The entries below need to be written out exactly, with no pictures included.

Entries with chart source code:
━━━

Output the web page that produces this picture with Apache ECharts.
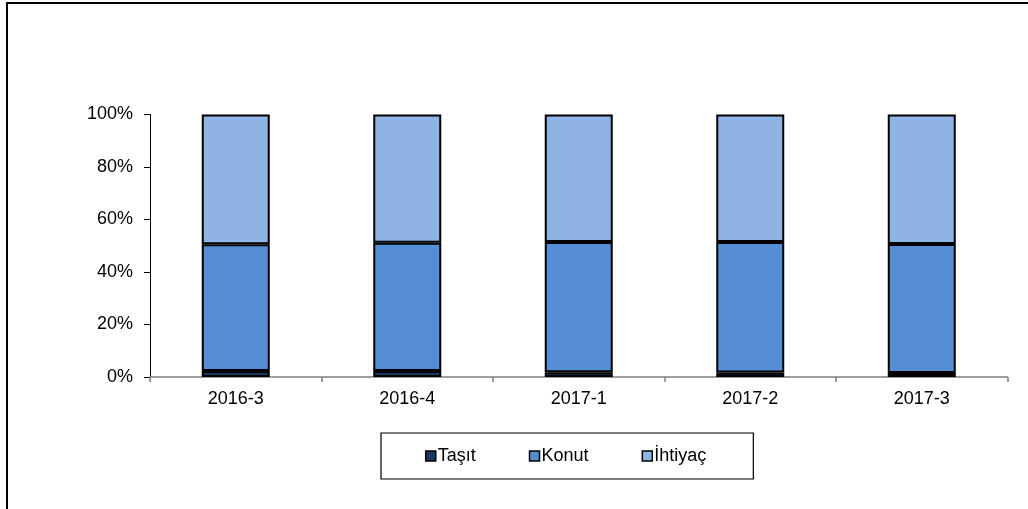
<!DOCTYPE html>
<html>
<head>
<meta charset="utf-8">
<script src="https://cdn.jsdelivr.net/npm/echarts@6/dist/echarts.min.js"></script>
<style>
  html, body { margin: 0; padding: 0; background: #fff; }
  #chart { width: 1028px; height: 509px; }
</style>
</head>
<body>
<div id="chart"></div>
<script>
// kategoriler ve seriler (yuzde paylar)
var donemler = ['2016-3', '2016-4', '2017-1', '2017-2', '2017-3'];
var tasit = [2.3, 2.3, 1.8, 1.7, 1.5];
var konut = [48.3, 48.8, 49.6, 49.7, 49.2];
var ihtiyac = [49.4, 48.9, 48.6, 48.6, 49.3];
var yTicks = [0, 20, 40, 60, 80, 100];

var renkler = ['#17375E', '#558ED5', '#8EB4E3'];
var yaziTipi = 'Liberation Sans, Arial, sans-serif';

function seri(ad, veri, renk) {
    return {
        name: ad,
        type: 'bar',
        stack: 'toplam',
        barWidth: 68,
        data: veri,
        itemStyle: { color: renk, borderColor: '#000', borderWidth: 2 }
    };
}

var myChart = echarts.init(document.getElementById('chart'));
var option = {
    backgroundColor: '#fff',
    animation: false,
    textStyle: { fontFamily: yaziTipi },
    graphic: [{
        type: 'polyline',
        shape: { points: [[7, 520], [7, 3], [1040, 3]] },
        style: { stroke: '#000', lineWidth: 2, fill: null }
    }],
    grid: { left: 150, right: 20.5, top: 114.5, bottom: 132 },
    legend: {
        data: ['Taşıt', 'Konut', 'İhtiyaç'],
        left: 381,
        top: 433,
        orient: 'horizontal',
        borderColor: '#000',
        borderWidth: 1.2,
        padding: [14, 47, 14, 44],
        itemWidth: 10,
        itemHeight: 10,
        itemGap: 53,
        icon: 'rect',
        itemStyle: { borderColor: '#000', borderWidth: 1.5 },
        textStyle: { fontSize: 18, color: '#000', fontFamily: yaziTipi, padding: [0, 0, 0, -3] }
    },
    xAxis: {
        type: 'category',
        data: donemler,
        axisLine: { lineStyle: { color: '#7f7f7f', width: 1.5 } },
        axisTick: { show: true, interval: 0, length: 5, lineStyle: { color: '#7f7f7f', width: 1.5 } },
        axisLabel: { fontSize: 18, color: '#000', margin: 13, fontFamily: yaziTipi }
    },
    yAxis: {
        type: 'value',
        min: yTicks[0],
        max: yTicks[yTicks.length - 1],
        interval: yTicks[1] - yTicks[0],
        splitLine: { show: false },
        axisLine: { show: true, lineStyle: { color: '#000', width: 1 } },
        axisTick: { show: true, length: 6, lineStyle: { color: '#000' } },
        axisLabel: { fontSize: 18, color: '#000', margin: 17, formatter: '{value}%', fontFamily: yaziTipi }
    },
    series: [
        seri('Taşıt', tasit, renkler[0]),
        seri('Konut', konut, renkler[1]),
        seri('İhtiyaç', ihtiyac, renkler[2])
    ]
};
myChart.setOption(option);
</script>
</body>
</html>
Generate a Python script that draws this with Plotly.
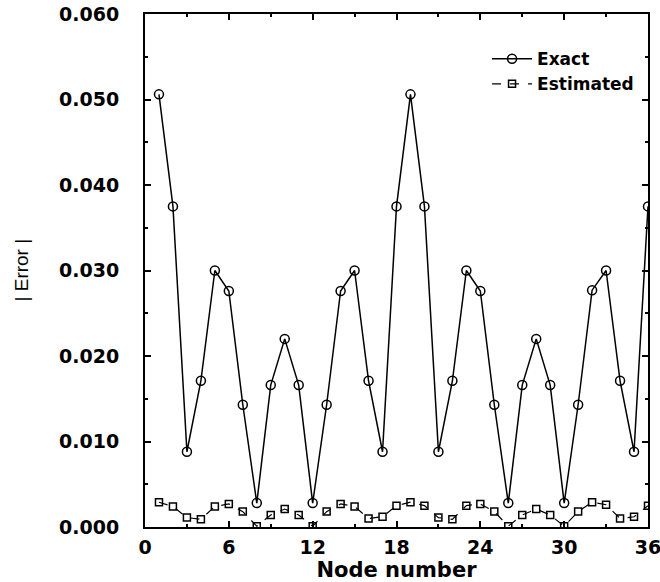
import plotly.graph_objects as go

nodes = list(range(1, 37))
exact = [0.0506, 0.0375, 0.0088, 0.0171, 0.0300, 0.0276, 0.0143, 0.0028, 0.0166,
         0.0220, 0.0166, 0.0028, 0.0143, 0.0276, 0.0300, 0.0171, 0.0088, 0.0375,
         0.0506, 0.0375, 0.0088, 0.0171, 0.0300, 0.0276, 0.0143, 0.0028, 0.0166,
         0.0220, 0.0166, 0.0028, 0.0143, 0.0277, 0.0300, 0.0171, 0.0088, 0.0375]
estimated = [0.0029, 0.0024, 0.0011, 0.0009, 0.0024, 0.0027, 0.0018, 0.0001, 0.0014,
             0.0021, 0.0014, 0.0001, 0.0018, 0.0027, 0.0024, 0.0010, 0.0012, 0.0025,
             0.0029, 0.0025, 0.0011, 0.0009, 0.0025, 0.0027, 0.0018, 0.0001, 0.0014,
             0.0021, 0.0014, 0.0001, 0.0018, 0.0029, 0.0026, 0.0010, 0.0012, 0.0025]
xticks = [0, 6, 12, 18, 24, 30, 36]
yticks = [0.0, 0.01, 0.02, 0.03, 0.04, 0.05, 0.06]

fig = go.Figure()
fig.add_trace(go.Scatter(
    x=nodes, y=exact, name="Exact", mode="lines+markers",
    line=dict(color="black", width=1.5),
    marker=dict(symbol="circle-open", size=9, color="black", line=dict(width=1.5)),
))
fig.add_trace(go.Scatter(
    x=nodes, y=estimated, name="Estimated", mode="lines+markers",
    line=dict(color="black", width=1.2, dash="dash"),
    marker=dict(symbol="square-open", size=7, color="black", line=dict(width=1.5)),
))

axis_common = dict(
    showline=True, linecolor="black", linewidth=2, mirror="ticks",
    ticks="inside", ticklen=6, tickwidth=1.5, tickcolor="black",
    showgrid=False, zeroline=False, automargin=False,
    ticklabeloverflow="allow",
    tickfont=dict(family="DejaVu Sans", size=19, color="black", weight="bold"),
)

fig.update_xaxes(
    range=[0, 36], tickvals=xticks, ticktext=[str(v) for v in xticks],
    minor=dict(dtick=3, ticks="inside", ticklen=3, tickcolor="black"),
    ticklabelstandoff=2,
    title=dict(text="Node number", standoff=2,
               font=dict(family="DejaVu Sans", size=21, color="black", weight="bold")),
    **axis_common,
)
fig.update_yaxes(
    range=[0, 0.06], tickvals=yticks, ticktext=[f"{v:.3f}" for v in yticks],
    minor=dict(dtick=0.005, ticks="inside", ticklen=3, tickcolor="black"),
    ticklabelstandoff=20,
    **axis_common,
)

fig.add_annotation(
    text="| Error |", xref="paper", yref="paper", x=-0.2465, y=0.5,
    xanchor="center", yanchor="middle", showarrow=False, textangle=-90,
    font=dict(family="Liberation Sans", size=19, color="black"),
)

fig.update_layout(
    width=660, height=582,
    margin=dict(l=145, r=12, t=14, b=55),
    paper_bgcolor="white", plot_bgcolor="white",
    showlegend=True,
    legend=dict(x=0.68, y=0.947, xanchor="left", yanchor="top",
                bgcolor="rgba(0,0,0,0)", tracegroupgap=0, itemwidth=40,
                font=dict(family="DejaVu Sans", size=17, color="black", weight="bold")),
)

fig.write_html("out.html")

━━━

**Answer below**
Output the web page that produces this picture with Apache ECharts.
<!DOCTYPE html>
<html>
<head>
<meta charset="utf-8">
<script src="https://cdn.jsdelivr.net/npm/echarts@6/dist/echarts.min.js"></script>
<style>
  html, body { margin: 0; padding: 0; background: #fff; }
  #chart { width: 1028px; height: 509px; }
</style>
</head>
<body>
<div id="chart"></div>
<script>
// kategoriler ve seriler (yuzde paylar)
var donemler = ['2016-3', '2016-4', '2017-1', '2017-2', '2017-3'];
var tasit = [2.3, 2.3, 1.8, 1.7, 1.5];
var konut = [48.3, 48.8, 49.6, 49.7, 49.2];
var ihtiyac = [49.4, 48.9, 48.6, 48.6, 49.3];
var yTicks = [0, 20, 40, 60, 80, 100];

var renkler = ['#17375E', '#558ED5', '#8EB4E3'];
var yaziTipi = 'Liberation Sans, Arial, sans-serif';

function seri(ad, veri, renk) {
    return {
        name: ad,
        type: 'bar',
        stack: 'toplam',
        barWidth: 68,
        data: veri,
        itemStyle: { color: renk, borderColor: '#000', borderWidth: 2 }
    };
}

var myChart = echarts.init(document.getElementById('chart'));
var option = {
    backgroundColor: '#fff',
    animation: false,
    textStyle: { fontFamily: yaziTipi },
    graphic: [{
        type: 'polyline',
        shape: { points: [[7, 520], [7, 3], [1040, 3]] },
        style: { stroke: '#000', lineWidth: 2, fill: null }
    }],
    grid: { left: 150, right: 20.5, top: 114.5, bottom: 132 },
    legend: {
        data: ['Taşıt', 'Konut', 'İhtiyaç'],
        left: 381,
        top: 433,
        orient: 'horizontal',
        borderColor: '#000',
        borderWidth: 1.2,
        padding: [14, 47, 14, 44],
        itemWidth: 10,
        itemHeight: 10,
        itemGap: 53,
        icon: 'rect',
        itemStyle: { borderColor: '#000', borderWidth: 1.5 },
        textStyle: { fontSize: 18, color: '#000', fontFamily: yaziTipi, padding: [0, 0, 0, -3] }
    },
    xAxis: {
        type: 'category',
        data: donemler,
        axisLine: { lineStyle: { color: '#7f7f7f', width: 1.5 } },
        axisTick: { show: true, interval: 0, length: 5, lineStyle: { color: '#7f7f7f', width: 1.5 } },
        axisLabel: { fontSize: 18, color: '#000', margin: 13, fontFamily: yaziTipi }
    },
    yAxis: {
        type: 'value',
        min: yTicks[0],
        max: yTicks[yTicks.length - 1],
        interval: yTicks[1] - yTicks[0],
        splitLine: { show: false },
        axisLine: { show: true, lineStyle: { color: '#000', width: 1 } },
        axisTick: { show: true, length: 6, lineStyle: { color: '#000' } },
        axisLabel: { fontSize: 18, color: '#000', margin: 17, formatter: '{value}%', fontFamily: yaziTipi }
    },
    series: [
        seri('Taşıt', tasit, renkler[0]),
        seri('Konut', konut, renkler[1]),
        seri('İhtiyaç', ihtiyac, renkler[2])
    ]
};
myChart.setOption(option);
</script>
</body>
</html>
Generate a Python script that draws this with Plotly.
import plotly.graph_objects as go

nodes = list(range(1, 37))
exact = [0.0506, 0.0375, 0.0088, 0.0171, 0.0300, 0.0276, 0.0143, 0.0028, 0.0166,
         0.0220, 0.0166, 0.0028, 0.0143, 0.0276, 0.0300, 0.0171, 0.0088, 0.0375,
         0.0506, 0.0375, 0.0088, 0.0171, 0.0300, 0.0276, 0.0143, 0.0028, 0.0166,
         0.0220, 0.0166, 0.0028, 0.0143, 0.0277, 0.0300, 0.0171, 0.0088, 0.0375]
estimated = [0.0029, 0.0024, 0.0011, 0.0009, 0.0024, 0.0027, 0.0018, 0.0001, 0.0014,
             0.0021, 0.0014, 0.0001, 0.0018, 0.0027, 0.0024, 0.0010, 0.0012, 0.0025,
             0.0029, 0.0025, 0.0011, 0.0009, 0.0025, 0.0027, 0.0018, 0.0001, 0.0014,
             0.0021, 0.0014, 0.0001, 0.0018, 0.0029, 0.0026, 0.0010, 0.0012, 0.0025]
xticks = [0, 6, 12, 18, 24, 30, 36]
yticks = [0.0, 0.01, 0.02, 0.03, 0.04, 0.05, 0.06]

fig = go.Figure()
fig.add_trace(go.Scatter(
    x=nodes, y=exact, name="Exact", mode="lines+markers",
    line=dict(color="black", width=1.5),
    marker=dict(symbol="circle-open", size=9, color="black", line=dict(width=1.5)),
))
fig.add_trace(go.Scatter(
    x=nodes, y=estimated, name="Estimated", mode="lines+markers",
    line=dict(color="black", width=1.2, dash="dash"),
    marker=dict(symbol="square-open", size=7, color="black", line=dict(width=1.5)),
))

axis_common = dict(
    showline=True, linecolor="black", linewidth=2, mirror="ticks",
    ticks="inside", ticklen=6, tickwidth=1.5, tickcolor="black",
    showgrid=False, zeroline=False, automargin=False,
    ticklabeloverflow="allow",
    tickfont=dict(family="DejaVu Sans", size=19, color="black", weight="bold"),
)

fig.update_xaxes(
    range=[0, 36], tickvals=xticks, ticktext=[str(v) for v in xticks],
    minor=dict(dtick=3, ticks="inside", ticklen=3, tickcolor="black"),
    ticklabelstandoff=2,
    title=dict(text="Node number", standoff=2,
               font=dict(family="DejaVu Sans", size=21, color="black", weight="bold")),
    **axis_common,
)
fig.update_yaxes(
    range=[0, 0.06], tickvals=yticks, ticktext=[f"{v:.3f}" for v in yticks],
    minor=dict(dtick=0.005, ticks="inside", ticklen=3, tickcolor="black"),
    ticklabelstandoff=20,
    **axis_common,
)

fig.add_annotation(
    text="| Error |", xref="paper", yref="paper", x=-0.2465, y=0.5,
    xanchor="center", yanchor="middle", showarrow=False, textangle=-90,
    font=dict(family="Liberation Sans", size=19, color="black"),
)

fig.update_layout(
    width=660, height=582,
    margin=dict(l=145, r=12, t=14, b=55),
    paper_bgcolor="white", plot_bgcolor="white",
    showlegend=True,
    legend=dict(x=0.68, y=0.947, xanchor="left", yanchor="top",
                bgcolor="rgba(0,0,0,0)", tracegroupgap=0, itemwidth=40,
                font=dict(family="DejaVu Sans", size=17, color="black", weight="bold")),
)

fig.write_html("out.html")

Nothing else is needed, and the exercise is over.